What the task asks: Extract only the first line of the listing and every line after it up to and including the one with "annotations = []". Omit the pictures.
===== Available data
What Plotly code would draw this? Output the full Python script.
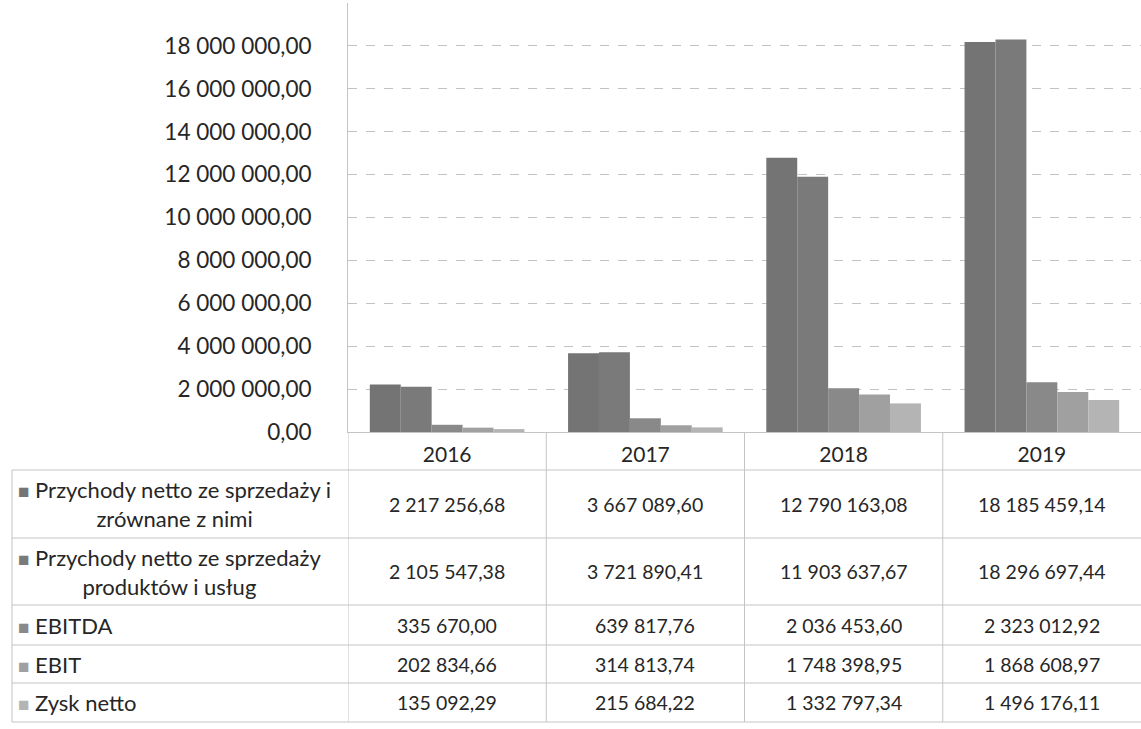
import plotly.graph_objects as go

# ---------------- data ----------------
years = ["2016", "2017", "2018", "2019"]
series_names = [
    "Przychody netto ze sprzedaży i<br>zrównane z nimi",
    "Przychody netto ze sprzedaży<br>produktów i usług",
    "EBITDA",
    "EBIT",
    "Zysk netto",
]
przychody_zrownane = [2217256.68, 3667089.60, 12790163.08, 18185459.14]
przychody_produkty = [2105547.38, 3721890.41, 11903637.67, 18296697.44]
ebitda = [335670.00, 639817.76, 2036453.60, 2323012.92]
ebit = [202834.66, 314813.74, 1748398.95, 1868608.97]
zysk_netto = [135092.29, 215684.22, 1332797.34, 1496176.11]
series_values = [przychody_zrownane, przychody_produkty, ebitda, ebit, zysk_netto]
y_ticks = [0, 2e6, 4e6, 6e6, 8e6, 10e6, 12e6, 14e6, 16e6, 18e6]

# ---------------- style ----------------
colors = ["#747474", "#7a7a7a", "#898989", "#a0a0a0", "#b4b4b4"]
W, H = 1141, 729
TOP, BOT = 3, 0
FONT = "Lato"
TXT = "#262626"
LINE = "#c4c4c4"

def px(x):
    return x / W

def py(y):
    return (H - BOT - y) / (H - TOP - BOT)

plot_bottom = 432
rows = [432, 470, 538, 605, 645, 683, 722]  # header + 5 data rows

def fmt(v):
    return f"{v:,.2f}".replace(",", " ").replace(".", ",")

fig = go.Figure()
for name, vals, col in zip(series_names, series_values, colors):
    fig.add_trace(go.Bar(
        x=years, y=vals, name=name.replace("<br>", " "),
        marker=dict(color=col, line=dict(width=0)),
        showlegend=False,
    ))

shapes = []
annotations = []

# horizontal table lines
for yy in rows[1:]:
    shapes.append(dict(type="line", xref="paper", yref="paper",
                       x0=px(12), x1=1, y0=py(yy), y1=py(yy),
                       line=dict(color=LINE, width=1)))
# left border
shapes.append(dict(type="line", xref="paper", yref="paper",
                   x0=px(12), x1=px(12), y0=py(rows[1]), y1=py(rows[-1]),
                   line=dict(color=LINE, width=1)))
# vertical separators at category boundaries
for i in range(len(years)):
    shapes.append(dict(type="line", xref="x", yref="paper",
                       x0=i - 0.5, x1=i - 0.5, y0=py(rows[0]), y1=py(rows[-1]),
                       line=dict(color=LINE, width=1)))

# row labels and values
for r, (name, vals, col) in enumerate(zip(series_names, series_values, colors)):
    yc = py((rows[r + 1] + rows[r + 2]) / 2)
    label = f"<span style='color:{col};font-size:19px'>■</span> {name}"
    annotations.append(dict(xref="paper", yref="paper", x=px(16), y=yc,
                            xanchor="left", yanchor="middle", align="center",
                            text=label, showarrow=False,
                            font=dict(family=FONT, size=22, color=TXT)))
    for i, v in enumerate(vals):
        annotations.append(dict(xref="x", yref="paper", x=i, y=yc,
                                xanchor="center", yanchor="middle",
                                text=fmt(v), showarrow=False,
                                font=dict(family=FONT, size=19.5, color=TXT)))

y_dom0 = py(plot_bottom)

fig.update_layout(
    width=W, height=H,
    margin=dict(l=0, r=0, t=TOP, b=BOT),
    paper_bgcolor="white", plot_bgcolor="white",
    barmode="group", bargap=0.22, bargroupgap=0,
    separators=", ",
    shapes=shapes, annotations=annotations,
    font=dict(family=FONT, color=TXT),
    xaxis=dict(type="category", domain=[px(348), 1], range=[-0.5, len(years) - 0.5],
               autorange=False, showgrid=False,
               showline=True, linecolor=LINE, linewidth=1, ticks="",
               tickfont=dict(family=FONT, size=21, color=TXT),
               ticklabelstandoff=4, automargin=False),
    yaxis=dict(domain=[y_dom0, 1], range=[0, 20e6], autorange=False,
               tickvals=y_ticks,
               tickformat=",.2f", showgrid=True, gridcolor="#c2c2c2",
               griddash="dash", gridwidth=1, showline=True, linecolor=LINE,
               zeroline=False, ticks="", ticklabelstandoff=31,
               tickfont=dict(family=FONT, size=22.5, color=TXT),
               automargin=False),
)

fig.write_html("out.html", config={"displayModeBar": False},
               post_script="document.body.style.margin='0px';document.body.style.overflow='hidden';")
==========
Full answer:
What Plotly code would draw this? Output the full Python script.
import plotly.graph_objects as go

# ---------------- data ----------------
years = ["2016", "2017", "2018", "2019"]
series_names = [
    "Przychody netto ze sprzedaży i<br>zrównane z nimi",
    "Przychody netto ze sprzedaży<br>produktów i usług",
    "EBITDA",
    "EBIT",
    "Zysk netto",
]
przychody_zrownane = [2217256.68, 3667089.60, 12790163.08, 18185459.14]
przychody_produkty = [2105547.38, 3721890.41, 11903637.67, 18296697.44]
ebitda = [335670.00, 639817.76, 2036453.60, 2323012.92]
ebit = [202834.66, 314813.74, 1748398.95, 1868608.97]
zysk_netto = [135092.29, 215684.22, 1332797.34, 1496176.11]
series_values = [przychody_zrownane, przychody_produkty, ebitda, ebit, zysk_netto]
y_ticks = [0, 2e6, 4e6, 6e6, 8e6, 10e6, 12e6, 14e6, 16e6, 18e6]

# ---------------- style ----------------
colors = ["#747474", "#7a7a7a", "#898989", "#a0a0a0", "#b4b4b4"]
W, H = 1141, 729
TOP, BOT = 3, 0
FONT = "Lato"
TXT = "#262626"
LINE = "#c4c4c4"

def px(x):
    return x / W

def py(y):
    return (H - BOT - y) / (H - TOP - BOT)

plot_bottom = 432
rows = [432, 470, 538, 605, 645, 683, 722]  # header + 5 data rows

def fmt(v):
    return f"{v:,.2f}".replace(",", " ").replace(".", ",")

fig = go.Figure()
for name, vals, col in zip(series_names, series_values, colors):
    fig.add_trace(go.Bar(
        x=years, y=vals, name=name.replace("<br>", " "),
        marker=dict(color=col, line=dict(width=0)),
        showlegend=False,
    ))

shapes = []
annotations = []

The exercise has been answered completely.